- **WRITTEN TASK**
Quote every line below exactly and skip any picture.

- **DATA**

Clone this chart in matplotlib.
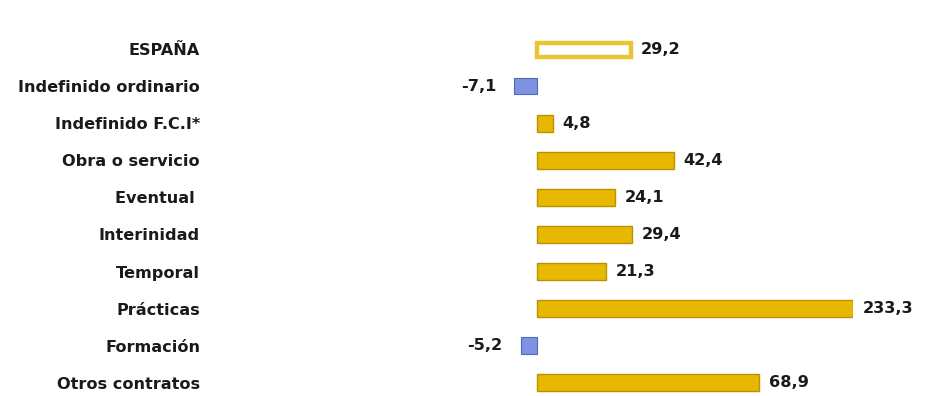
import numpy as np
import matplotlib
matplotlib.use('Agg')
import matplotlib.pyplot as plt

plt.rcParams['font.family'] = ['DejaVu Sans']

# datos
categorias = ['ESPAÑA', 'Indefinido ordinario', 'Indefinido F.C.I*', 'Obra o servicio',
              'Eventual ', 'Interinidad', 'Temporal', 'Prácticas', 'Formación',
              'Otros contratos']
valores = [29.2, -7.1, 4.8, 42.4, 24.1, 29.4, 21.3, 233.3, -5.2, 68.9]

oro = '#E8B800'
oro_borde = '#B89200'
azul = '#7E92E4'
azul_borde = '#5466B8'

x_min, x_max = -104.7, 98.0
fs = 11.6

fig = plt.figure(figsize=(9.46, 3.96), dpi=100)
ax = fig.add_axes([200 / 946, 0, 653 / 946, 366 / 396])

y = np.arange(len(categorias))
# la barra de Prácticas se corta en el borde del eje (escala rota)
largos = np.minimum(valores, x_max)

for i, (v, l) in enumerate(zip(valores, largos)):
    if i == 0:
        ax.barh(i + 0.02, l, height=0.38, color='white', edgecolor='#EBC234', linewidth=3.2)
    elif v < 0:
        ax.barh(i, l, height=0.44, color=azul, edgecolor=azul_borde, linewidth=0.8)
    else:
        ax.barh(i, l, height=0.46, color=oro, edgecolor=oro_borde, linewidth=1.0)
    txt = f'{v:.1f}'.replace('.', ',')
    if v < 0:
        ax.annotate(txt, (l, i), xytext=(-13, 0), textcoords='offset points',
                    ha='right', va='center', fontsize=fs, fontweight='bold', color='#1a1a1a')
    else:
        ax.annotate(txt, (l, i), xytext=(7, 0), textcoords='offset points',
                    ha='left', va='center', fontsize=fs, fontweight='bold', color='#1a1a1a',
                    annotation_clip=False)

ax.set_xlim(x_min, x_max)
ax.set_ylim(9.36, -0.52)
ax.set_yticks(y)
ax.set_yticklabels(categorias, fontsize=fs, fontweight='bold', color='#1a1a1a')
ax.tick_params(axis='y', length=0, pad=0)
ax.set_xticks([])
for s in ax.spines.values():
    s.set_visible(False)

plt.savefig('out.png', dpi=100)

- **ANSWER TO THIS PROBLEM**
Clone this chart in matplotlib.
import numpy as np
import matplotlib
matplotlib.use('Agg')
import matplotlib.pyplot as plt

plt.rcParams['font.family'] = ['DejaVu Sans']

# datos
categorias = ['ESPAÑA', 'Indefinido ordinario', 'Indefinido F.C.I*', 'Obra o servicio',
              'Eventual ', 'Interinidad', 'Temporal', 'Prácticas', 'Formación',
              'Otros contratos']
valores = [29.2, -7.1, 4.8, 42.4, 24.1, 29.4, 21.3, 233.3, -5.2, 68.9]

oro = '#E8B800'
oro_borde = '#B89200'
azul = '#7E92E4'
azul_borde = '#5466B8'

x_min, x_max = -104.7, 98.0
fs = 11.6

fig = plt.figure(figsize=(9.46, 3.96), dpi=100)
ax = fig.add_axes([200 / 946, 0, 653 / 946, 366 / 396])

y = np.arange(len(categorias))
# la barra de Prácticas se corta en el borde del eje (escala rota)
largos = np.minimum(valores, x_max)

for i, (v, l) in enumerate(zip(valores, largos)):
    if i == 0:
        ax.barh(i + 0.02, l, height=0.38, color='white', edgecolor='#EBC234', linewidth=3.2)
    elif v < 0:
        ax.barh(i, l, height=0.44, color=azul, edgecolor=azul_borde, linewidth=0.8)
    else:
        ax.barh(i, l, height=0.46, color=oro, edgecolor=oro_borde, linewidth=1.0)
    txt = f'{v:.1f}'.replace('.', ',')
    if v < 0:
        ax.annotate(txt, (l, i), xytext=(-13, 0), textcoords='offset points',
                    ha='right', va='center', fontsize=fs, fontweight='bold', color='#1a1a1a')
    else:
        ax.annotate(txt, (l, i), xytext=(7, 0), textcoords='offset points',
                    ha='left', va='center', fontsize=fs, fontweight='bold', color='#1a1a1a',
                    annotation_clip=False)

ax.set_xlim(x_min, x_max)
ax.set_ylim(9.36, -0.52)
ax.set_yticks(y)
ax.set_yticklabels(categorias, fontsize=fs, fontweight='bold', color='#1a1a1a')
ax.tick_params(axis='y', length=0, pad=0)
ax.set_xticks([])
for s in ax.spines.values():
    s.set_visible(False)

plt.savefig('out.png', dpi=100)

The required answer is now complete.